Information Structures Exploration As Planning For A Unitary Organization
by Shih-Kung Lai
Planning behavior for a unitary organization is introduced. In particular, a corollary showing how the planner should acquire information is provided in that the information structure of multiple, independent variables obtained should be at least as valuable as the current one. The planning behavior model also considers the case where goal setting is incorporated in terms of probability density functions of the states of the world. The approach introduced links information economics to planning, and depicts explicitly information processing of the planner in making plans.
The paper provides a theoretical basis for an improved understanding of the logic of planning, taking into account information processing. Much has been said about planning methods, i.e., how planning problems should be approached. The behavior of planners and decision makers in making and carrying out plans has seldom been addressed. Exceptions include Knaap, Hokins, and Donaghy (1998); Schaeffer and Hopkins (1987) and Scheshinsky and Intriligator (1989). In previous attempts to explore planning behavior, the proposed planning procedure has not been described explicitly in terms of how information is processed.
The central theme of the paper is that in general planning, like decision making, can be seen as practice of gathering information from which judgments on preference and probability are made. Planning behavior, as in choice behavior, has thus to do with probabilistic and value judgments (March, 1978). The crucial distinction between planning and decision making is that planning considers a set of related decisions at the same time while decision making chooses from a set of alternatives the best based on some criterion. Decision making is an economic activity in that it searches for the best or optimal use of limited resources to attain objectives (Marschak and Radner, 1978, p. 3). Since planning is concerned with gathering information and organizing decisions accordingly, planning behavior is also an economic activity.
Planning and organizational design are partially substitutable. Both are ways to coordinate actions to achieve desired outcomes. The ways in which actions are related in the two forms of activity are different. In an organization, actions are coordinated through explicit structures of decision making and problem solving (Cohen, March, and Olsen, 1972). For example, different decision makers have access to different decision making occasions which tend to vary in terms of capabilities of resolving different problems. In planning, there are no such explicit structures confining which decision makers can attend to which decision making occasions and which problems resolved by which decision making occasions. Planning tends to focus on relatedness of actions in time and space, i. e., temporal and spatial decision making.
There is no sharp conceptual distinction between planning and organizational design in that most planning takes place in organizational contexts, such as corporations, firms, and governments.
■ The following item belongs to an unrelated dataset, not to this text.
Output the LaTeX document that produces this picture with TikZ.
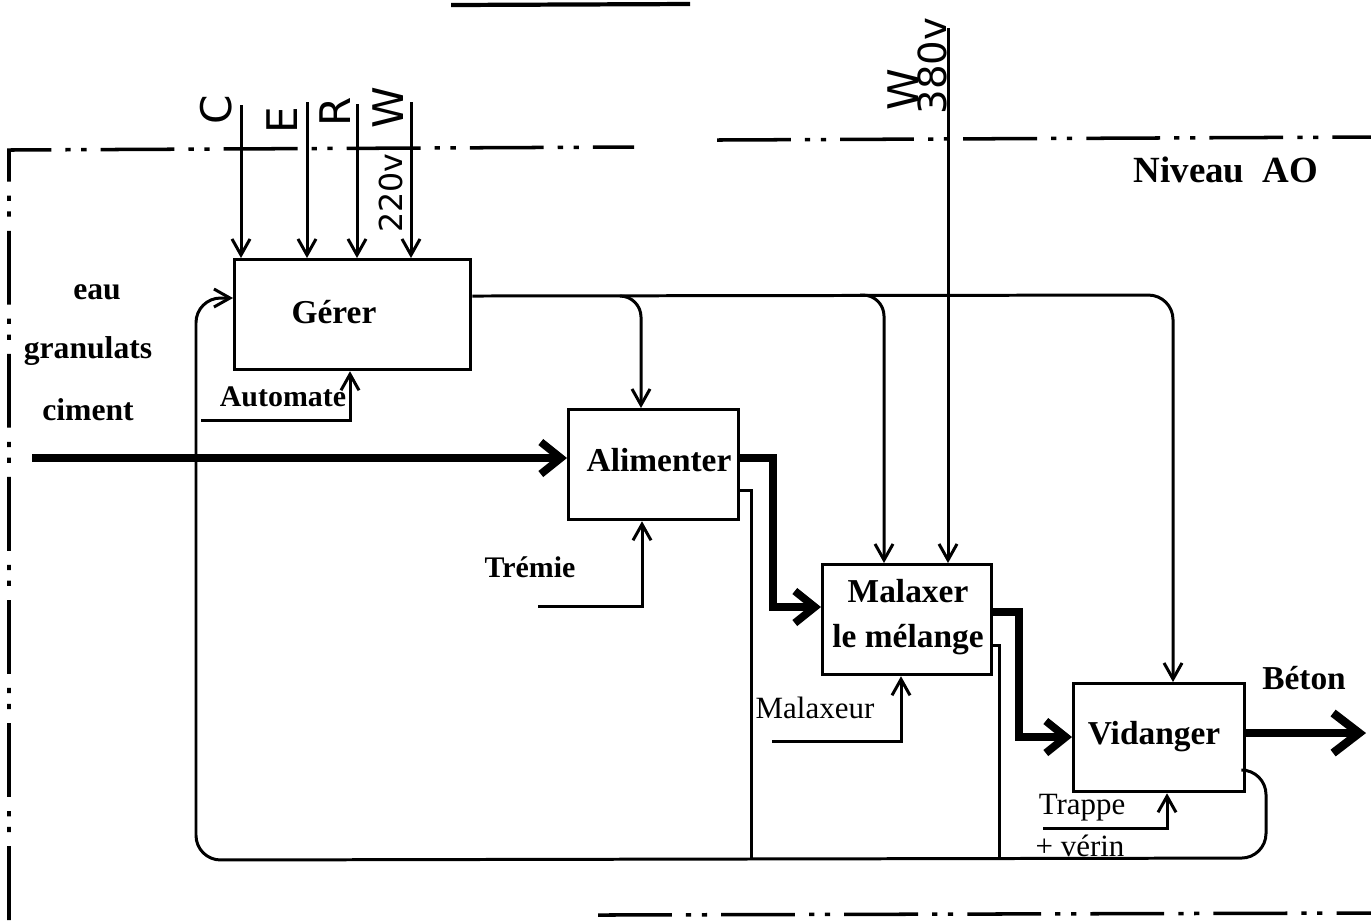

It is difficult to define planning in any exclusive way, but at least we can identify that planning enhances decision making by reducing uncertainty (Friend and Hickling, 1997; Hopkins, 1981). Organizations are artifacts designed for coordinating actions, i. e., arranging sequences of actions to achieve certain goals. A plan is a set of related, contingent decisions; therefore, planning and organization are in part interchangeable (Lai and Hopkins, 1995).
It is crucial, however, to distinguish between planning with respect to substantive decisions and planning with respect to planning activities (Hopkins, 1981). I provided a typology of planning behavior taking into account such distinction (Lai, 1998). In that typology, eight types of planning behavior were distinguished in terms of whether problems are internal or external to the organization; whether the decision making entity is single or multiple persons; and whether decisions are about substantive problems or about plan making. I then ran a set of simulations focusing on a particular type of planning for an organization resolving external problems through making substantive decisions, to explore effects of planning on organizational choice behavior. Interesting findings were reported in that planning might increase decision making efficiency, but not necessarily resolve more problems.
In this paper, based on a different approach, I explore planning behavior of a similar type. In particular, I focus on planning in the simplest form of organization, a unitary, coherent organization of individuals with consistent preferences, as a starting point to explore how planning should take place in organizational contexts. Incremental improvements on the present model can be made to match more realistic situations, and tested empirically in real or laboratory settings.
The approach I take in the paper is information economics. Viewing planning as information gathering and organizations as settings of information exchange among their members for making decisions, I investigate how such activities should be carried out optimally to yield desired outcomes. Using information economics to describe planning behavior for land development has been studied (Schaeffer and Hopkins, 1987). Instead of leaving detailed transformations of information structures unspecified as formulated earlier, I take one step further here to describe how information and plans should be procesed and made in planning for a unitary organization.